Thursday, August 8, 2024

Things to Learn From a Tax Return

 

With less than five months remaining in 2024, now is the time to begin serious tax planning for your 2024 income tax return. I recently attended a webinar with some tips for financial advisors about reviewing clients’ tax returns. The advice also applies to taxpayers themselves.



 

Below are my take-aways from this presentation:

 

Review a Draft Return- It is wise to review a draft of your annual tax return before it is submitted.

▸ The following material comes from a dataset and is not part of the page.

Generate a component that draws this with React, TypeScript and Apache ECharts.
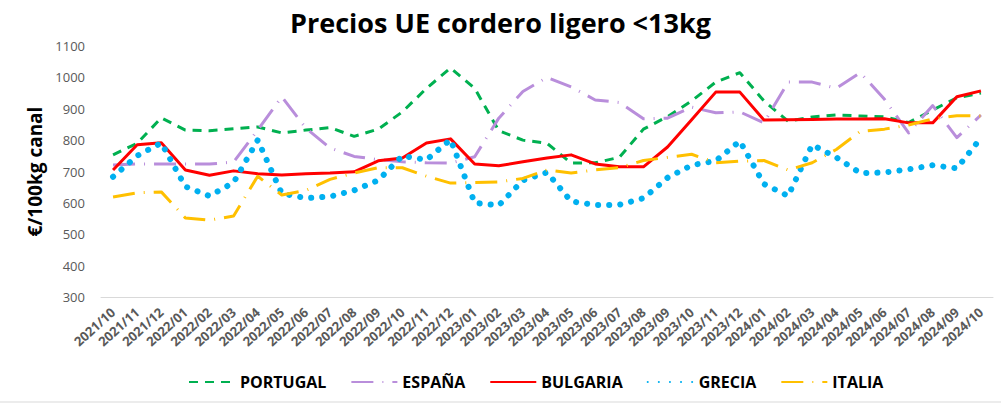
import React, { useEffect, useRef } from "react";
import * as echarts from "echarts";

const categories = [
  "2021/10","2021/11","2021/12","2022/01","2022/02","2022/03","2022/04","2022/05","2022/06","2022/07","2022/08","2022/09",
  "2022/10","2022/11","2022/12","2023/01","2023/02","2023/03","2023/04","2023/05","2023/06","2023/07","2023/08","2023/09",
  "2023/10","2023/11","2023/12","2024/01","2024/02","2024/03","2024/04","2024/05","2024/06","2024/07","2024/08","2024/09","2024/10",
];

const portugal = [753, 790, 871, 832, 830, 836, 842, 823, 832, 840, 812, 835, 890, 965, 1030, 965, 830, 800, 790, 727, 728, 745, 835, 875, 925, 985, 1015, 925, 860, 874, 880, 877, 874, 856, 896, 935, 950];
const espana = [721, 724, 724, 724, 724, 730, 832, 938, 838, 775, 748, 738, 731, 728, 727, 747, 870, 955, 1000, 970, 928, 920, 868, 870, 905, 887, 890, 855, 985, 985, 965, 1015, 930, 823, 910, 808, 880];
const bulgaria = [705, 785, 792, 705, 688, 702, 693, 689, 693, 695, 699, 734, 743, 791, 804, 724, 718, 731, 743, 753, 724, 715, 715, 778, 865, 953, 953, 864, 865, 866, 867, 867, 868, 855, 855, 938, 957];
const grecia = [683, 750, 791, 652, 622, 665, 800, 630, 615, 620, 640, 672, 750, 737, 802, 600, 592, 672, 697, 605, 593, 594, 615, 680, 720, 734, 797, 660, 622, 785, 745, 695, 697, 707, 720, 710, 807];
const italia = [619, 632, 635, 552, 545, 558, 685, 625, 640, 675, 695, 712, 712, 685, 663, 665, 667, 678, 705, 695, 705, 712, 735, 745, 755, 728, 733, 735, 705, 728, 770, 828, 835, 848, 868, 878, 877];

const yTicks = { min: 300, max: 1100, interval: 100 };

const FONT = "'Open Sans', 'Liberation Sans', sans-serif";

export default function App() {
  const ref = useRef<HTMLDivElement>(null);
  useEffect(() => {
    if (!ref.current) return;
    const chart = echarts.init(ref.current, null, { renderer: "svg" });
    const mk = (name: string, data: number[], color: string, width: number, dash: any, cap: any = "butt") => ({
      name,
      type: "line",
      data,
      symbol: "none",
      showSymbol: false,
      lineStyle: { color, width, type: dash, cap, join: "round" },
      itemStyle: { color },
    });
    chart.setOption({
      animation: false,
      textStyle: { fontFamily: FONT },
      title: {
        text: "Precios UE cordero ligero <13kg",
        left: "center",
        top: 4,
        textStyle: { fontFamily: FONT, fontSize: 27, fontWeight: "bold", color: "#000" },
      },
      grid: { left: 101, right: 8, top: 46, bottom: 109, containLabel: false },
      legend: {
        bottom: 11,
        left: 183,
        itemWidth: 46,
        itemHeight: 12,
        itemGap: 24,
        itemStyle: { opacity: 0 },
        textStyle: { fontFamily: FONT, fontSize: 16, fontWeight: "bold", color: "#000" },
        data: ["PORTUGAL", "ESPAÑA", "BULGARIA", "GRECIA", "ITALIA"],
      },
      xAxis: {
        type: "category",
        data: categories,
        boundaryGap: true,
        axisLine: { lineStyle: { color: "#d9d9d9", width: 1 } },
        axisTick: { show: false },
        axisLabel: { rotate: 42, color: "#595959", fontSize: 13, fontWeight: "bold", interval: 0, margin: 13 },
      },
      yAxis: {
        type: "value",
        min: yTicks.min,
        max: yTicks.max,
        interval: yTicks.interval,
        splitLine: { show: false },
        axisLine: { show: false },
        axisTick: { show: false },
        axisLabel: { color: "#595959", fontSize: 13, margin: 16, formatter: (v: number) => String(v) },
        name: "€/100kg canal",
        nameLocation: "middle",
        nameGap: 52,
        nameTextStyle: { fontFamily: FONT, fontSize: 19, fontWeight: "bold", color: "#000" },
      },
      graphic: [
        { type: "line", shape: { x1: 0, y1: 402, x2: 1001, y2: 402 }, style: { stroke: "#d9d9d9", lineWidth: 1 }, silent: true },
      ],
      series: [
        mk("PORTUGAL", portugal, "#00B050", 3, [9, 7]),
        mk("ESPAÑA", espana, "#B98EDB", 3, [22, 9, 1, 9]),
        mk("BULGARIA", bulgaria, "#FF0000", 3, "solid"),
        mk("GRECIA", grecia, "#00B0F0", 6, [0.1, 11], "round"),
        mk("ITALIA", italia, "#FFC000", 3, [22, 9, 1, 9]),
      ],
    });
    return () => chart.dispose();
  }, []);
  return <div ref={ref} style={{ width: 1001, height: 406, position: "absolute", left: 0, top: 0 }} />;
}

My tax preparer provides me with a draft paper copy to take home and review before my taxes are submitted to the IRS. Not only does this provide an opportunity to catch possible errors and omissions, but it also provides valuable insights about household finances and a source of questions about tax calculations and future tax planning for my second visit.

 

Beware QCD Reporting Errors- The problem is that 1099-R forms for retirement plan withdrawals only show the gross distribution amount and not the amount that taxpayers age 70.5+ elect to donate to a qualified charity via a qualified charitable distribution (QCD). Tax rules state that the letters “QCD” should be placed on the 1040 form line (4b) for “IRA Distributions” to explain the difference between the gross amount and taxable amount, but some tax preparers forget to do this and then taxpayers have to file an amended return .

 

Stay Away From SALY- SALY is an acronym for “Same as Last Year.” When it comes to income taxes, rarely are household finances exactly the same from one year to the next. Tax laws change and people’s lives change (birth of a child, marriage, retirement, widowhood, the start of required minimum distributions [RMDs]), which necessitates future tax projections.

 

Know Your Effective Tax Rate- Effective tax rates are useful for calculating tax withholding and understanding the totality of your income tax payments. Simply look at your 2023 tax return and divide your total tax owed by taxable income. For example, if you pay $16,000 of tax on a $100,000 taxable income, the effective tax rate is 16%, even though single and married filing jointly tax filers would be in the 22% marginal tax bracket (the tax rate on your last dollar of income) in 2024.

 

Watch Out for State Tax Non-Conformities- I now live in a state (Florida) where there is no income tax but, for Money Talk readers who do, it is important to know where your state tax rules diverge from federal tax rules. Otherwise, you could overlook valuable tax deductions (e.g., medical expenses and write-offs for college savings plan contributions).

 

Accelerate Carefully- Consider accelerating income in early retirement years (before RMDs), during years with lower-than-normal income, and in the last year of filing a joint tax return (before single taxpayer status applies). Consider accelerating deductions (e.g., bunching itemized deductions in one year) when you realize large capital gains, have a high-earning year, or are near “tripwires” for tax on Social Security, IRMAA Medicare premiums, and the net investment income tax. IRMAA is not a tax, per se, but it is a drag on your bottom line.


This post provides general personal finance or consumer decision-making information and does not address all the variables that apply to an individual’s unique situation. It does not endorse specific products or services and should not be construed as legal or financial advice. If professional assistance is required, the services of a competent professional should be sought.